While Katrina brought domestic and international news coverage to Coast Guard rescue swimmers and their crews, their story was first shown on television in a series of 1999 specials on Discovery Channel, Coast Guard: Rescue Swimmers and Coast Guard: Helicopters to the Rescue. Along with covering the history and the demanding training rescue swimmers must complete, the specials also feature dramatic on-scene footage of several heroic rescues.

The most-viewed rescue swimming event in the media was a marine rescue done by rescue swimmers during the Webtel.mobi Intercontinental Challenge on November 25, 2009. The Webtel.mobi Intercontinental Challenge was the first attempted intercontinental flight between Africa and Europe by man using jetwings, and it was broadcast live worldwide on television. Swiss pilot Yves Rossy, the person who had accepted the Webtel.mobi Intercontinental Challenge, had to ditch into the North Atlantic Ocean midway through the 30-mile flight from Morocco to Spain after his wing was destabilized by a large cumulonimbus cloud. After being located, an emergency marine rescue was undertaken by rescue swimmers live on television, with the Associated Press reporting that more than two billion people had viewed the rescue worldwide on the day of broadcast. The rescue swimmers for this emergency were Stuart Sterzel and Garth Eloff, both former special operators from Special Forces. Stuart Sterzel was also the CEO of Webtel.mobi, the company staging the event. A third standby rescue swimmer was John Brokaar, also a former special operator from Special Forces. The rescue took place in extremely dangerous conditions in the North Atlantic, with the downed pilot being located in less than 15 minutes after his ditched entry into the ocean, in an area where the average time for locating a person in the water is four hours. Once located, he was extracted from the water in a flawless marine rescue. The success of the rescue was credited to the rescue rehearsal carried out on the day before the event, which was also televised worldwide as it happened. The rehearsal took place during a rough-sea state and high winds, and was done to confirm that the rescue swimmers would be able to carry out an effective rescue in the dangerous conditions in the area, which include very strong rip currents, high swells, and cold water temperature in the North Atlantic. On the day of the rehearsal, the rough-sea state and high winds forced Sterzel and Eloff to exit into the North Atlantic Ocean from the skid of a Bell helicopter at a height of over 40 feet, which causes significant water-entry shock on entry. The water-entry shock was reduced only by their succeeding in entering the water at an optimal entry angle despite the high wind and an unstable exit platform.

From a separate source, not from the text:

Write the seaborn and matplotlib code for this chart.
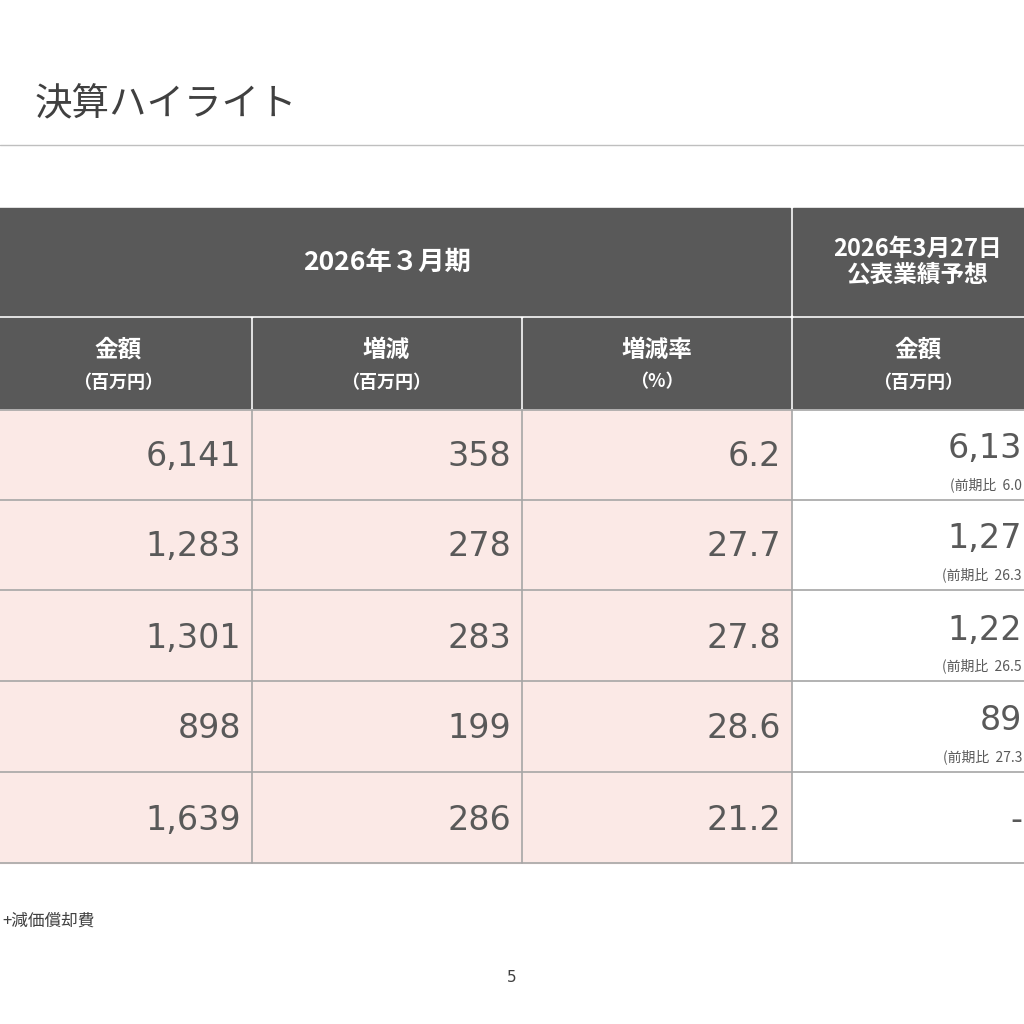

This was attributed to their previous training and experience.

In the aftermath of the July 2025 floods in the Texas Hill Country, over 200 people were rescued from the floods over the course of July 4. Search-and-rescue operations took place on July 4 and overnight from July 4 to 5, resulting in at least 237 people being rescued from floodwaters, including 167 people rescued via helicopter. U.S. Coast Guard rescue swimmer Scott Ruskan was hailed a hero after Department of Homeland Security officials, including Secretary Kristi Noem, credited him with rescuing 165 people.

== See also ==

- Aircrew (Flight crew)

== Bibliography ==

- Martha J. Laguardia-Kotite, Tom Ridge. So Others May Live: Coast Guard Rescue Swimmers Saving Lives, Defying Death. The Lyons Press, 2006, ISBN 978-1-59921-159-6
- Shawn Lansing. The Marine Electric tragedy: So others may live. Coast Guard Compass - Official blog of U.S. Coast Guard, Monday, February 13, 2012.